"You cannot love me, Maria. How can it be true?"
Releasing herself, she put her hand upon his lips to silence him.
"You have made your confession," she said earnestly, with the serene dignity which had impressed him in the first moment of their meeting, "and now I will make mine. You must not stop me; you must not look at me until I finish. Promise."
"I promise to keep silent," he answered, with his gaze upon her.
She drew away from him, keeping her eyes full on his, and holding him at arm's length with the tips of her fingers. He felt that she was still shaken by his embrace—that she was still in a quiver from his kisses; but to all outward seeming she had regained the noble composure of her bearing.
"No, no. Ah, listen, my friend, and do not touch me. What I must tell you is this, and you must hear me patiently to the end. I have loved you always—from the first day; since the beginning.
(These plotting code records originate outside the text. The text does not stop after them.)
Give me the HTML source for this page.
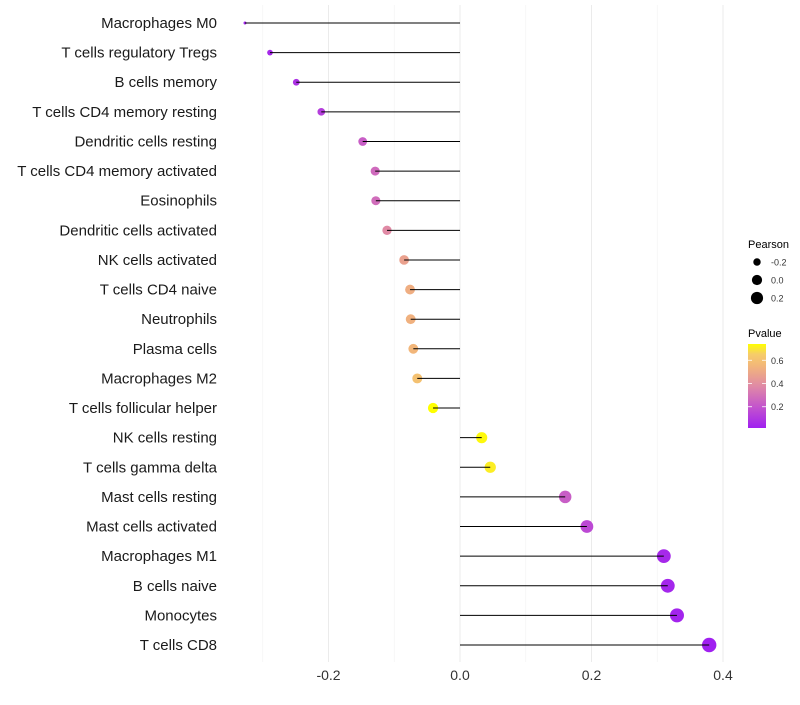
<!DOCTYPE html>
<html><head><meta charset="utf-8"><style>
body{margin:0;background:#fff;font-family:"Liberation Sans",sans-serif;}
</style></head><body>
<svg id="chart" width="800" height="700" xmlns="http://www.w3.org/2000/svg"></svg>
<script>
const categories=["Macrophages M0","T cells regulatory  Tregs","B cells memory","T cells CD4 memory resting","Dendritic cells resting","T cells CD4 memory activated","Eosinophils","Dendritic cells activated","NK cells activated","T cells CD4 naive","Neutrophils","Plasma cells","Macrophages M2","T cells follicular helper","NK cells resting","T cells gamma delta","Mast cells resting","Mast cells activated","Macrophages M1","B cells naive","Monocytes","T cells CD8"];
const pearson=[-0.327,-0.289,-0.249,-0.211,-0.148,-0.129,-0.128,-0.111,-0.085,-0.076,-0.075,-0.071,-0.065,-0.041,0.033,0.046,0.160,0.193,0.310,0.316,0.330,0.379];
const pvalue=[0.03,0.05,0.08,0.12,0.23,0.27,0.28,0.38,0.47,0.52,0.53,0.55,0.6,0.74,0.73,0.71,0.23,0.16,0.05,0.04,0.03,0.017];
const xTicks=[-0.2,0,0.2,0.4];
const xTickLabels=["-0.2","0.0","0.2","0.4"];
const xMinor=[-0.3,-0.1,0.1,0.3];
const sizeLegend=[-0.2,0,0.2];
const sizeLegendLabels=["-0.2","0.0","0.2"];
const pTicks=[0.2,0.4,0.6];
const pTickLabels=["0.2","0.4","0.6"];

const NS="http://www.w3.org/2000/svg";
const svg=document.getElementById('chart');
function mk(t,a,parent){const e=document.createElementNS(NS,t);for(const k in a)e.setAttribute(k,a[k]);(parent||svg).appendChild(e);return e;}
const x=v=>460+v*657.5;
const y=i=>23+i*(645-23)/(categories.length-1);
const pMin=0.017,pMax=0.74;
const gStops=[[0,[160,32,240]],[0.25,[195,84,205]],[0.5,[224,138,165]],[0.75,[243,184,120]],[0.88,[246,205,105]],[1,[255,255,0]]];
function colT(t){t=Math.max(0,Math.min(1,t));
 for(let k=1;k<gStops.length;k++){if(t<=gStops[k][0]){const [t0,a]=gStops[k-1],[t1,b]=gStops[k];const u=(t-t0)/(t1-t0);
  return `rgb(${a.map((c,i)=>Math.round(c+(b[i]-c)*u)).join(',')})`;}}
 return 'rgb(255,255,0)';}
const col=p=>colT((p-pMin)/(pMax-pMin));
const vMin=Math.min(...pearson),vMax=Math.max(...pearson);
function rad(v){const t=Math.max(0,(v-vMin)/(vMax-vMin));return 1.5+5.7*Math.sqrt(t);}

xMinor.forEach(v=>{const g=mk('line',{x1:x(v),x2:x(v),y1:5,y2:662,stroke:'#f2f2f2','stroke-width':0.6});});
xTicks.forEach((v,i)=>{const g=mk('line',{x1:x(v),x2:x(v),y1:5,y2:662,stroke:'#ebebeb','stroke-width':1});
 const t=mk('text',{x:x(v),y:680,'text-anchor':'middle','font-size':14,fill:'#333'});t.textContent=xTickLabels[i];
 });
categories.forEach((c,i)=>{
 const t=mk('text',{x:217,y:y(i)+5,'text-anchor':'end','font-size':15,fill:'#1a1a1a'});t.textContent=c;
 
 const p=mk('circle',{cx:x(pearson[i]),cy:y(i),r:rad(pearson[i]),fill:col(pvalue[i])});
 
 const l=mk('line',{x1:x(0),x2:x(pearson[i]),y1:y(i),y2:y(i),stroke:'#000','stroke-width':1});
 
});
const lt=mk('text',{x:748,y:248,'font-size':11,fill:'#000'});lt.textContent='Pearson';

sizeLegend.forEach((v,i)=>{const cy=262+i*18;
 const c=mk('circle',{cx:757,cy:cy,r:rad(v)*0.95,fill:'#000'});
 const t=mk('text',{x:771,y:cy+3.5,'font-size':9,fill:'#333'});t.textContent=sizeLegendLabels[i];
 });
const pt=mk('text',{x:748,y:337,'font-size':11,fill:'#000'});pt.textContent='Pvalue';

const defs=mk('defs',{});const gr=mk('linearGradient',{id:'pg',x1:0,y1:1,x2:0,y2:0},defs);
gStops.forEach(s=>mk('stop',{offset:s[0],'stop-color':colT(s[0])},gr));
const cb=mk('rect',{x:748,y:344,width:18,height:84,fill:'url(#pg)'});
const py=p=>428-(p-pMin)/(pMax-pMin)*84;
pTicks.forEach((p,i)=>{mk('line',{x1:748,x2:752,y1:py(p),y2:py(p),stroke:'#fff','stroke-width':0.8});mk('line',{x1:762,x2:766,y1:py(p),y2:py(p),stroke:'#fff','stroke-width':0.8});
 const t=mk('text',{x:771,y:py(p)+3.5,'font-size':9,fill:'#333'});t.textContent=pTickLabels[i];
 });
</script>
</body></html>
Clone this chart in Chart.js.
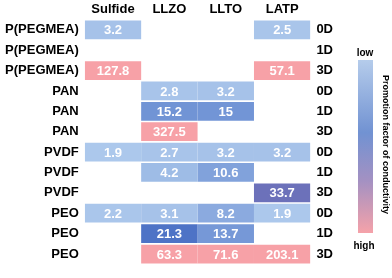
<!DOCTYPE html>
<html>
<head>
<meta charset="utf-8">
<script src="https://cdn.jsdelivr.net/npm/chart.js@4/dist/chart.umd.min.js"></script>
<style>
  html, body { margin: 0; padding: 0; background: #fff; }
  #wrap { width: 392px; height: 278px; }
</style>
</head>
<body>
<div id="wrap"><canvas id="c"></canvas></div>
<script>
const columns = ['Sulfide', 'LLZO', 'LLTO', 'LATP']
const polymers = ['P(PEGMEA)', 'P(PEGMEA)', 'P(PEGMEA)', 'PAN', 'PAN', 'PAN', 'PVDF', 'PVDF', 'PVDF', 'PEO', 'PEO', 'PEO']
const dims = ['0D', '1D', '3D', '0D', '1D', '3D', '0D', '1D', '3D', '0D', '1D', '3D']

const sulfide = [3.2, null, 127.8, null, null, null, 1.9, null, null, 2.2, null, null]
const llzo = [null, null, null, 2.8, 15.2, 327.5, 2.7, 4.2, null, 3.1, 21.3, 63.3]
const llto = [null, null, null, 3.2, 15, null, 3.2, 10.6, null, 8.2, 13.7, 71.6]
const latp = [2.5, null, 57.1, null, null, null, 3.2, null, 33.7, 1.9, null, 203.1]
const series = [sulfide, llzo, llto, latp]

// colour stops, value -> rgb (interpolated on log of value)
const stops = [
  [1.9, [172, 200, 236]],
  [3.2, [166, 194, 233]],
  [4.2, [158, 188, 230]],
  [9, [136, 168, 222]],
  [15, [114, 149, 214]],
  [21.3, [78, 115, 198]],
  [33.7, [108, 113, 186]],
  [57, [247, 161, 167]]
]
function cellColor(v) {
  if (v <= stops[0][0]) return 'rgb(' + stops[0][1] + ')'
  for (let i = 1; i < stops.length; i++) {
    if (v <= stops[i][0]) {
      const a = stops[i - 1], b = stops[i]
      const t = (Math.log(v) - Math.log(a[0])) / (Math.log(b[0]) - Math.log(a[0]))
      const c = a[1].map((x, k) => Math.round(x + (b[1][k] - x) * t))
      return 'rgb(' + c + ')'
    }
  }
  return 'rgb(' + stops[stops.length - 1][1] + ')'
}

const FONT = '"Liberation Sans", Arial, sans-serif'

const datasets = series.map((vals, j) => ({
  label: columns[j],
  data: vals.map(v => v == null ? null : [j, j + 1]),
  backgroundColor: vals.map(v => v == null ? 'rgba(0,0,0,0)' : cellColor(v)),
  borderWidth: 0,
  grouped: false,
  barPercentage: 0.92,
  categoryPercentage: 1
}))

// white numbers inside the cells
const cellText = {
  id: 'cellText',
  afterDatasetsDraw(chart) {
    const ctx = chart.ctx
    ctx.save()
    ctx.fillStyle = '#fff'
    ctx.font = 'bold 13px ' + FONT
    ctx.textAlign = 'center'
    ctx.textBaseline = 'middle'
    chart.data.datasets.forEach((ds, j) => {
      chart.getDatasetMeta(j).data.forEach((el, i) => {
        const v = series[j][i]
        if (v == null) return
        const p = el.getCenterPoint()
        ctx.fillText(String(v), p.x, p.y + 1)
      })
    })
    ctx.restore()
  }
}

// colour bar at the right side
const colorBar = {
  id: 'colorBar',
  afterDraw(chart) {
    const ctx = chart.ctx
    const x = 358, w = 15, top = 60, bottom = 233
    ctx.save()
    const g = ctx.createLinearGradient(0, top, 0, bottom)
    g.addColorStop(0, '#b5cceb')
    g.addColorStop(0.42, '#7192d2')
    g.addColorStop(0.7, '#a491c2')
    g.addColorStop(1, '#f5a2a9')
    ctx.fillStyle = g
    ctx.fillRect(x, top, w, bottom - top)
    ctx.fillStyle = '#000'
    ctx.font = 'bold 10px ' + FONT
    ctx.textAlign = 'center'
    ctx.textBaseline = 'middle'
    ctx.fillText('low', x + 7, 53)
    ctx.fillText('high', x + 6, 246)
    ctx.translate(385, (top + bottom) / 2 - 2)
    ctx.rotate(Math.PI / 2)
    ctx.font = 'bold 9px ' + FONT
    ctx.fillText('Promotion factor of conductivity', 0, 0)
    ctx.restore()
  }
}

new Chart(document.getElementById('c'), {
  type: 'bar',
  data: { labels: polymers, datasets },
  options: {
    indexAxis: 'y',
    responsive: true,
    maintainAspectRatio: false,
    animation: false,
    layout: { padding: { left: 0, right: 53, top: 0, bottom: 3 } },
    plugins: { legend: { display: false }, tooltip: { enabled: false } },
    scales: {
      x: {
        type: 'linear',
        position: 'top',
        min: 0,
        max: 4,
        afterBuildTicks: axis => { axis.ticks = columns.map((c, i) => ({ value: i + 0.5 })) },
        ticks: {
          callback: v => columns[Math.floor(v)],
          color: '#000',
          font: { family: FONT, size: 13, weight: 'bold' },
          padding: 2,
          maxRotation: 0
        },
        grid: { display: false, drawTicks: false },
        border: { display: false }
      },
      y: {
        type: 'category',
        offset: true,
        ticks: { color: '#000', font: { family: FONT, size: 13, weight: 'bold' }, padding: 6 },
        grid: { display: false, drawTicks: false },
        border: { display: false }
      },
      y2: {
        type: 'category',
        position: 'right',
        labels: dims,
        offset: true,
        ticks: { color: '#000', font: { family: FONT, size: 13, weight: 'bold' }, padding: 6 },
        grid: { display: false, drawTicks: false },
        border: { display: false }
      }
    }
  },
  plugins: [cellText, colorBar]
})
</script>
</body>
</html>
There has never been any one else, and there has never been a moment in my life when I would not have followed you had you lifted a finger anywhere. At first I did not know—I did not believe it. It was but a passing fancy, I thought, that you had murdered. I taught myself to believe that I was cold, inhuman, because I did not warm to other men. Oh, I did not know then that I was not stone, but ice, which would melt at the first touch of the true flame ."
"Maria!" he burst out in a cry of anguish.
"Hush! Hush! Remember your promise. It was not until afterward," she went on in the same quiet voice; "it was not until my marriage—not until my soul shuddered back from his embraces and I dreamed of you, that I began to see—to understand."
"Oh, Maria, my beloved, if I had known!"
She still held him from her with her outstretched arm.